Data block:
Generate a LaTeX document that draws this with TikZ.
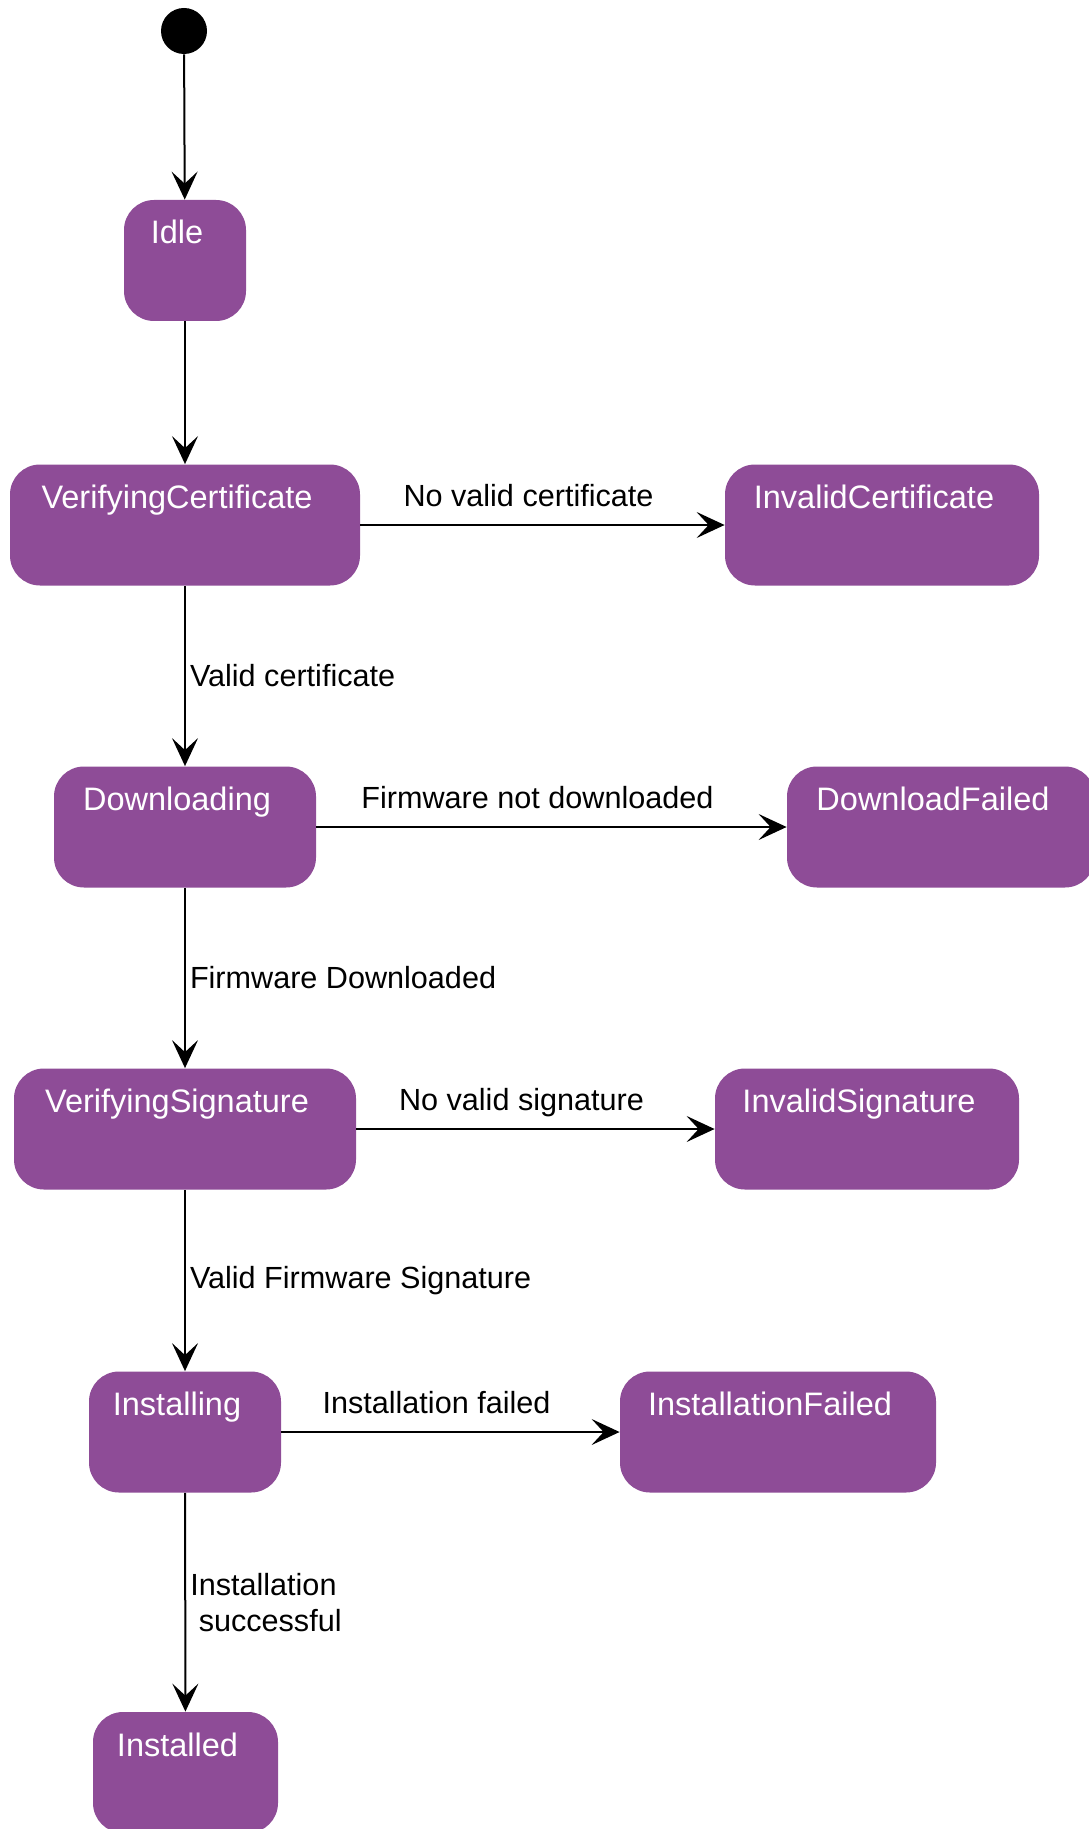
\documentclass[tikz,border=0pt]{standalone}
\usepackage{fontspec}
\setmainfont{Liberation Sans}
\usetikzlibrary{arrows.meta}
\definecolor{statepurple}{RGB}{142,76,151}
\tikzset{
  state/.style={fill=statepurple, text=white, rounded corners=15pt, inner xsep=0pt, inner ysep=0pt,
    minimum height=60.5pt, text height=22pt, text depth=38.5pt,
    font=\fontsize{16.25pt}{19pt}\selectfont, execute at end node=\kern8pt},
  trans/.style={-{Stealth[length=14pt,width=13pt,inset=6pt]}, line width=1pt},
  hlabel/.style={anchor=base, yshift=9.5pt, xshift=-7pt, font=\fontsize{15.3pt}{18pt}\selectfont},
  vlabel/.style={anchor=west, inner xsep=2pt, align=left, font=\fontsize{15.3pt}{18pt}\selectfont}
}
\begin{document}
\begin{tikzpicture}[x=0.5pt,y=-0.5pt]
\useasboundingbox (0,0) rectangle (1088,1829);
\node[circle, fill=black, minimum size=23pt, inner sep=0pt] (init) at (184,31) {};
% main column
\node[state, minimum width=61pt] (idle) at (185,260.5) {Idle};
\node[state, minimum width=175pt] (vcert) at (185,525) {VerifyingCertificate};
\node[state, minimum width=131pt] (dl) at (185,827) {Downloading};
\node[state, minimum width=171pt] (vsig) at (185,1129) {VerifyingSignature};
\node[state, minimum width=96pt] (inst) at (185,1432) {Installing};
\node[state, minimum width=92.5pt] (done) at (185.5,1772.5) {Installed};
% failure states
\node[state, minimum width=157pt] (badcert) at (882,525) {InvalidCertificate};
\node[state, minimum width=154pt] (dlfail) at (941,827) {DownloadFailed};
\node[state, minimum width=152pt] (badsig) at (867,1129) {InvalidSignature};
\node[state, minimum width=158pt] (instfail) at (778,1432) {InstallationFailed};

\draw[trans] (init) -- (idle);
\draw[trans] (idle) -- (vcert);
\draw[trans] (vcert) -- node[vlabel] {Valid certificate} (dl);
\draw[trans] (dl) -- node[vlabel] {Firmware Downloaded} (vsig);
\draw[trans] (vsig) -- node[vlabel] {Valid Firmware Signature} (inst);
\draw[trans] (inst) -- node[vlabel] {Installation\\~successful} (done);
\draw[trans] (vcert) -- node[hlabel] {No valid certificate} (badcert);
\draw[trans] (dl) -- node[hlabel] {Firmware not downloaded} (dlfail);
\draw[trans] (vsig) -- node[hlabel] {No valid signature} (badsig);
\draw[trans] (inst) -- node[hlabel] {Installation failed} (instfail);
\end{tikzpicture}
\end{document}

Required task: Take the listing above and print it exactly, apart from the pictures.

Written reply:
Generate a LaTeX document that draws this with TikZ.
\documentclass[tikz,border=0pt]{standalone}
\usepackage{fontspec}
\setmainfont{Liberation Sans}
\usetikzlibrary{arrows.meta}
\definecolor{statepurple}{RGB}{142,76,151}
\tikzset{
  state/.style={fill=statepurple, text=white, rounded corners=15pt, inner xsep=0pt, inner ysep=0pt,
    minimum height=60.5pt, text height=22pt, text depth=38.5pt,
    font=\fontsize{16.25pt}{19pt}\selectfont, execute at end node=\kern8pt},
  trans/.style={-{Stealth[length=14pt,width=13pt,inset=6pt]}, line width=1pt},
  hlabel/.style={anchor=base, yshift=9.5pt, xshift=-7pt, font=\fontsize{15.3pt}{18pt}\selectfont},
  vlabel/.style={anchor=west, inner xsep=2pt, align=left, font=\fontsize{15.3pt}{18pt}\selectfont}
}
\begin{document}
\begin{tikzpicture}[x=0.5pt,y=-0.5pt]
\useasboundingbox (0,0) rectangle (1088,1829);
\node[circle, fill=black, minimum size=23pt, inner sep=0pt] (init) at (184,31) {};
% main column
\node[state, minimum width=61pt] (idle) at (185,260.5) {Idle};
\node[state, minimum width=175pt] (vcert) at (185,525) {VerifyingCertificate};
\node[state, minimum width=131pt] (dl) at (185,827) {Downloading};
\node[state, minimum width=171pt] (vsig) at (185,1129) {VerifyingSignature};
\node[state, minimum width=96pt] (inst) at (185,1432) {Installing};
\node[state, minimum width=92.5pt] (done) at (185.5,1772.5) {Installed};
% failure states
\node[state, minimum width=157pt] (badcert) at (882,525) {InvalidCertificate};
\node[state, minimum width=154pt] (dlfail) at (941,827) {DownloadFailed};
\node[state, minimum width=152pt] (badsig) at (867,1129) {InvalidSignature};
\node[state, minimum width=158pt] (instfail) at (778,1432) {InstallationFailed};

\draw[trans] (init) -- (idle);
\draw[trans] (idle) -- (vcert);
\draw[trans] (vcert) -- node[vlabel] {Valid certificate} (dl);
\draw[trans] (dl) -- node[vlabel] {Firmware Downloaded} (vsig);
\draw[trans] (vsig) -- node[vlabel] {Valid Firmware Signature} (inst);
\draw[trans] (inst) -- node[vlabel] {Installation\\~successful} (done);
\draw[trans] (vcert) -- node[hlabel] {No valid certificate} (badcert);
\draw[trans] (dl) -- node[hlabel] {Firmware not downloaded} (dlfail);
\draw[trans] (vsig) -- node[hlabel] {No valid signature} (badsig);
\draw[trans] (inst) -- node[hlabel] {Installation failed} (instfail);
\end{tikzpicture}
\end{document}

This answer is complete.